» GOAL OF THE EXERCISE: Print the listing from its top line through the line containing "[col] (vaikuttavuus) at", nothing more, and leave out the pictures.

» DATA PROVIDED:
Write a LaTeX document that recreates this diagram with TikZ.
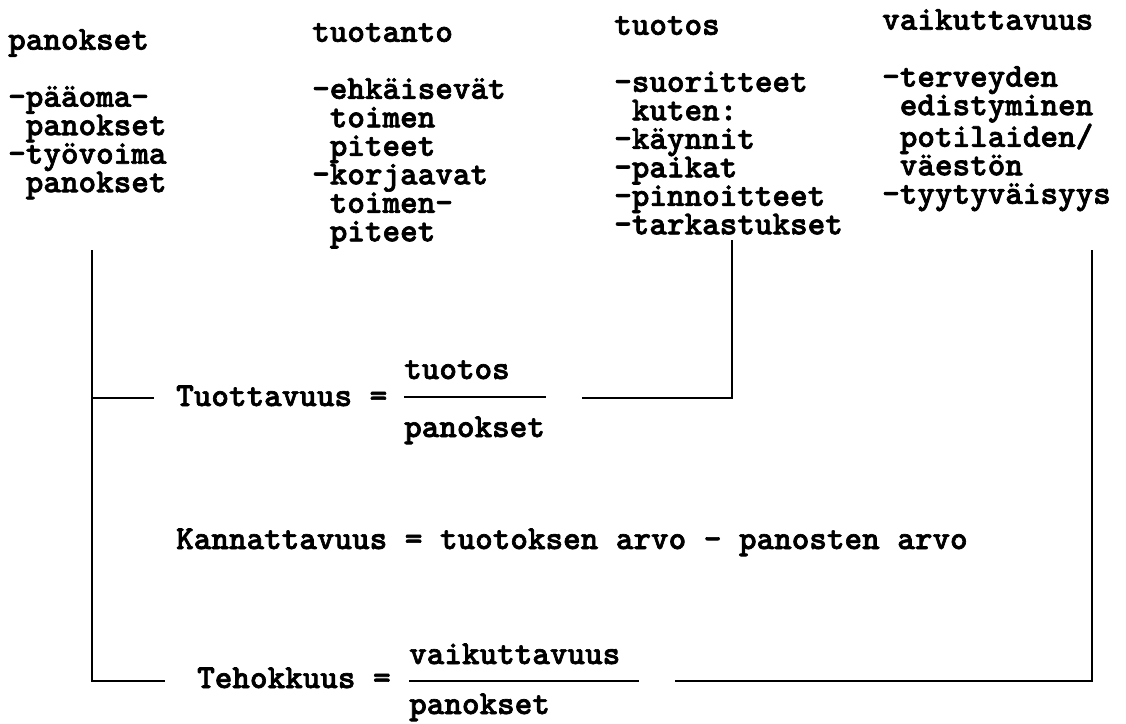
\documentclass[tikz,border=0pt]{standalone}
\usepackage{fontspec}
\usepackage{tikz}
\usetikzlibrary{calc, positioning}
\newfontfamily\typewriter{lmmonolt10-bold.otf}[FakeBold = 2]
\tikzset{
	txt/.style = {font = \typewriter\fontsize{33.5}{28.5}\selectfont, inner sep = 0pt},
	col/.style = {txt, align = left, anchor = north west},
	rule/.style = {line width = 2pt},
}

\begin{document}
\begin{tikzpicture}[x = 1pt, y = -1pt]
		\useasboundingbox (0, 0) rectangle (1126, 723);

		% the four columns
		\node [col] (panokset) at (8, 29) {panokset\\[28.5pt]-pääoma-\\\hphantom{-}panokset\\-työvoima\\\hphantom{-}panokset};
		\node [col] (tuotanto) at (312, 23) {tuotanto\\[28.5pt]-ehkäisevät\\\hphantom{-}toimen\\\hphantom{-}piteet\\-korjaavat\\\hphantom{-}toimen-\\\hphantom{-}piteet};
		\node [col] (tuotos) at (614, 16) {tuotos\\[28.5pt]-suoritteet\\\hphantom{-}kuten:\\-käynnit\\-paikat\\-pinnoitteet\\-tarkastukset};
		\node [col] (vaikuttavuus) at (882, 9) {vaikuttavuus\\[28.5pt]-terveyden\\\hphantom{-}edistyminen\\\hphantom{-}potilaiden/\\\hphantom{-}väestön\\-tyytyväisyys};

		% formulas
		\node [txt, anchor = base west] (tuott) at (176, 406) {Tuottavuus =};
		\node [txt, anchor = base west] (tuottNum) at (404, 379) {tuotos};
		\node [txt, anchor = base west] (tuottDen) at (404, 437) {panokset};
		\node [txt, anchor = base west] (kann) at (176, 549) {Kannattavuus = tuotoksen arvo - panosten arvo};
		\node [txt, anchor = base west] (teho) at (197, 688) {Tehokkuus =};
		\node [txt, anchor = base west] (tehoNum) at (409, 664) {vaikuttavuus};
		\node [txt, anchor = base west] (tehoDen) at (409, 714) {panokset};

		\coordinate (panoFoot) at (92, 250);
		\coordinate (tuotosFoot) at (732, 240);
		\coordinate (vaikFoot) at (1092, 250);
		\coordinate (tuottLeft) at (154, 398);
		\coordinate (tuottRight) at (582, 398);
		\coordinate (tuottBarL) at (404, 397);
		\coordinate (tuottBarR) at (546, 397);
		\coordinate (tehoLeft) at (165, 681);
		\coordinate (tehoRight) at (675, 681);
		\coordinate (tehoBarL) at (409, 681);
		\coordinate (tehoBarR) at (639, 681);

		\draw [rule] (tuottBarL) -- (tuottBarR);
		\draw [rule] (tehoBarL) -- (tehoBarR);
		\draw [rule] (panoFoot) |- (tehoLeft);
		\draw [rule] (panoFoot |- tuottLeft) -- (tuottLeft);
		\draw [rule] (tuotosFoot) |- (tuottRight);
		\draw [rule] (vaikFoot) |- (tehoRight);
	\end{tikzpicture}
\end{document}
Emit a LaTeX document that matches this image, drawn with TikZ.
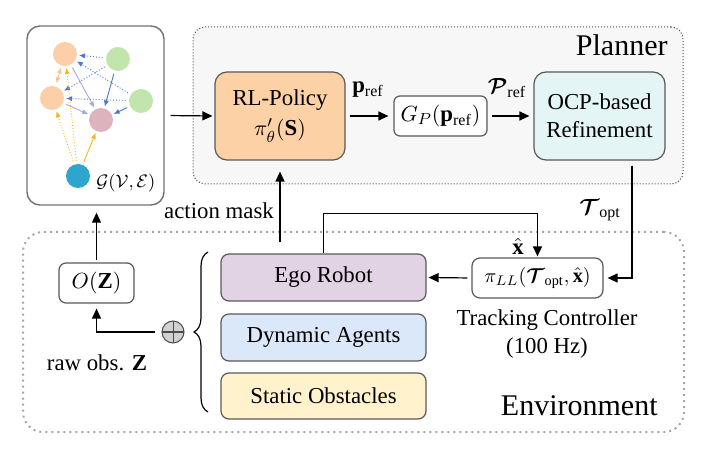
\documentclass[tikz,border=0pt]{standalone}
\usepackage{fontspec}
\setmainfont{Liberation Serif}
\usepackage{amsmath,bm}
\usetikzlibrary{arrows.meta,calc,decorations.pathreplacing}
\definecolor{rlfill}{HTML}{FDD1A6}
\definecolor{ocpfill}{HTML}{E3F5F5}
\definecolor{egofill}{HTML}{E1D2E4}
\definecolor{dynfill}{HTML}{DAE8FA}
\definecolor{statfill}{HTML}{FFF2CC}
\definecolor{planfill}{HTML}{F7F7F7}
\definecolor{nodeor}{HTML}{FDCFA8}
\definecolor{nodegr}{HTML}{C2E5AD}
\definecolor{nodepk}{HTML}{DDB3BD}
\definecolor{nodebl}{HTML}{2EA5CD}
\definecolor{edor}{HTML}{F6C49A}
\definecolor{edbl}{HTML}{4B79D2}
\definecolor{edlv}{HTML}{A8A5E6}
\definecolor{edye}{HTML}{F5B61E}
\begin{document}
\begin{tikzpicture}[x=0.5pt,y=-0.5pt,
  txt/.style={font=\fontsize{11.4}{14}\selectfont, inner sep=0pt},
  box/.style={txt, draw=black!65, line width=0.6pt, rounded corners=5pt, align=center},
  arr/.style={-{Triangle[length=5pt,width=4.5pt]}, line width=0.6pt},
  gn/.style={circle, minimum size=12pt, inner sep=0pt},
  ge/.style={-{Latex[length=3pt,width=2.6pt]}, line width=0.45pt, densely dotted, shorten <=1.5pt, shorten >=0.8pt},
  big/.style={font=\fontsize{15}{18}\selectfont, inner sep=0pt}]
\useasboundingbox (0,0) rectangle (711,464);

% containers
\node[draw=black!70, densely dotted, fill=planfill, line width=0.5pt, rounded corners=6pt,
      minimum width=245pt, minimum height=78.5pt, inner sep=0pt] (planner) at (438,105.5) {};
\node[draw=black!35, dotted, line width=1pt, rounded corners=10pt,
      minimum width=330.5pt, minimum height=100pt, inner sep=0pt] (env) at (353.5,332) {};
\node[big, anchor=east] (plannerlbl) at (668,45) {Planner};
\node[big, anchor=east] (envlbl) at (658,406) {Environment};

% graph box
\node[draw=black!55, fill=white, line width=0.7pt, rounded corners=6.5pt,
      minimum width=68.5pt, minimum height=89.5pt, inner sep=0pt] (graph) at (95.5,115.5) {};
\node[gn, fill=nodeor] (o1) at (65,54) {};
\node[gn, fill=nodegr] (g1) at (118,59) {};
\node[gn, fill=nodeor] (o2) at (52,98) {};
\node[gn, fill=nodegr] (g2) at (141,101) {};
\node[gn, fill=nodepk] (pk) at (101,120) {};
\node[gn, fill=nodebl] (bl) at (78,176) {};
\node[font=\fontsize{9.5}{11}\selectfont, inner sep=0pt, anchor=west] (glbl) at (96,183) {$\mathcal{G}(\mathcal{V},\mathcal{E})$};
\draw[ge, densely dashed, edor, {Latex[length=3pt,width=2.6pt]}-{Latex[length=3pt,width=2.6pt]}] (o2) -- (o1);
\draw[ge, edbl] (g1) -- (o1);
\draw[ge, edbl] (g2) -- (o1);
\draw[ge, edbl] (g1) -- (o2);
\draw[ge, edbl] (g2) -- (o2);
\draw[ge, edbl, solid] (g1) -- (pk);
\draw[ge, edbl, solid] (g2) -- (pk);
\draw[ge, edlv, solid] (o1) -- (pk);
\draw[ge, edlv, solid] (o2) -- (pk);
\draw[ge, edye] (bl) -- (o2);
\draw[ge, edye] (bl) -- (o1);
\draw[ge, edye, solid] (bl) -- (pk);

% planner blocks
\node[box, fill=rlfill, rounded corners=6pt, minimum width=65pt, minimum height=44pt] (rl) at (280,116)
  {RL-Policy\\[1pt] $\pi'_{\theta}(\mathbf{S})$};
\node[box, fill=white, rounded corners=3pt, minimum width=46.5pt, minimum height=20pt] (gp) at (440.5,116)
  {$G_P(\mathbf{p}_{\mathrm{ref}})$};
\node[box, fill=ocpfill, rounded corners=6pt, minimum width=65.5pt, minimum height=44pt] (ocp) at (599.5,116)
  {OCP-based\\ Refinement};

% environment blocks
\node[box, fill=egofill, rounded corners=4pt, minimum width=102.5pt, minimum height=23.5pt] (ego) at (323.5,277.5) {Ego Robot};
\node[box, fill=dynfill, rounded corners=4pt, minimum width=102.5pt, minimum height=23.5pt] (dyn) at (323.5,337.5) {Dynamic Agents};
\node[box, fill=statfill, rounded corners=4pt, minimum width=102.5pt, minimum height=23pt] (stat) at (323.5,396) {Static Obstacles};
\node[box, fill=white, rounded corners=3.5pt, minimum width=37.5pt, minimum height=20pt] (oz) at (96.5,283) {$O(\mathbf{Z})$};
\node[box, fill=white, rounded corners=4pt, minimum width=65.5pt, minimum height=20pt,
  font=\fontsize{10.2}{12}\selectfont] (track) at (537.5,278)
  {$\pi_{LL}(\bm{\mathcal{T}}_{\mathrm{opt}},\hat{\mathbf{x}})$};
\node[circle, draw=black!70, fill=black!18, minimum size=11pt, inner sep=0pt, line width=0.5pt,
  path picture={\draw[line width=0.5pt] (path picture bounding box.north) -- (path picture bounding box.south)
     (path picture bounding box.west) -- (path picture bounding box.east);}] (plus) at (173,332) {};
\coordinate (brtop) at (208,252);
\coordinate (brbot) at (208,412);
\draw[decorate, decoration={brace, amplitude=7pt}, line width=0.6pt] (brbot) -- (brtop);

% labels
\node[txt] (pref) at (368,90) {$\mathbf{p}_{\mathrm{ref}}$};
\node[txt] (Pref) at (507,88) {$\bm{\mathcal{P}}_{\mathrm{ref}}$};
\node[txt] (Topt) at (600,210) {$\bm{\mathcal{T}}_{\mathrm{opt}}$};
\node[txt] (xhat) at (518,246) {$\hat{\mathbf{x}}$};
\node[txt] (amask) at (219,211) {action mask};
\node[txt] (rawobs) at (97,363) {raw obs. $\mathbf{Z}$};
\node[txt, align=center] (tclbl) at (547,334) {Tracking Controller\\ (100 Hz)};

% connectors
\draw[arr, shorten <=3pt, shorten >=1pt] (graph.east) -- (rl.west);
\draw[arr, shorten <=2pt, shorten >=2.5pt] (rl.east) -- (gp.west);
\draw[arr, shorten <=2pt, shorten >=2pt] (gp.east) -- (ocp.west);
\coordinate (ocpout) at ($(ocp.south)+(32.5,0)$);
\draw[arr, shorten <=2.5pt, shorten >=2pt] (ocpout) |- (track.east);
\draw[arr, shorten <=2pt, shorten >=1pt] (track.west) -- (ego.east);
\draw[arr, shorten >=0.5pt] (ego.north) -- ++(0,-40) -| (track.north);
\draw[arr, shorten <=5.5pt, shorten >=5.5pt] (rl.south |- ego.north) -- (rl.south);
\draw[arr, shorten <=3.5pt, shorten >=2.5pt] (plus.west) -| (oz.south);
\draw[arr, shorten <=1pt, shorten >=3.5pt] (oz.north) -- (oz.north |- graph.south);
\end{tikzpicture}
\end{document}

» RESPONSE BELOW:
Write a LaTeX document that recreates this diagram with TikZ.
\documentclass[tikz,border=0pt]{standalone}
\usepackage{fontspec}
\usepackage{tikz}
\usetikzlibrary{calc, positioning}
\newfontfamily\typewriter{lmmonolt10-bold.otf}[FakeBold = 2]
\tikzset{
	txt/.style = {font = \typewriter\fontsize{33.5}{28.5}\selectfont, inner sep = 0pt},
	col/.style = {txt, align = left, anchor = north west},
	rule/.style = {line width = 2pt},
}

\begin{document}
\begin{tikzpicture}[x = 1pt, y = -1pt]
		\useasboundingbox (0, 0) rectangle (1126, 723);

		% the four columns
		\node [col] (panokset) at (8, 29) {panokset\\[28.5pt]-pääoma-\\\hphantom{-}panokset\\-työvoima\\\hphantom{-}panokset};
		\node [col] (tuotanto) at (312, 23) {tuotanto\\[28.5pt]-ehkäisevät\\\hphantom{-}toimen\\\hphantom{-}piteet\\-korjaavat\\\hphantom{-}toimen-\\\hphantom{-}piteet};
		\node [col] (tuotos) at (614, 16) {tuotos\\[28.5pt]-suoritteet\\\hphantom{-}kuten:\\-käynnit\\-paikat\\-pinnoitteet\\-tarkastukset};
		\node [col] (vaikuttavuus) at (882, 9) {vaikuttavuus\\[28.5pt]-terveyden\\\hphantom{-}edistyminen\\\hphantom{-}potilaiden/\\\hphantom{-}väestön\\-tyytyväisyys};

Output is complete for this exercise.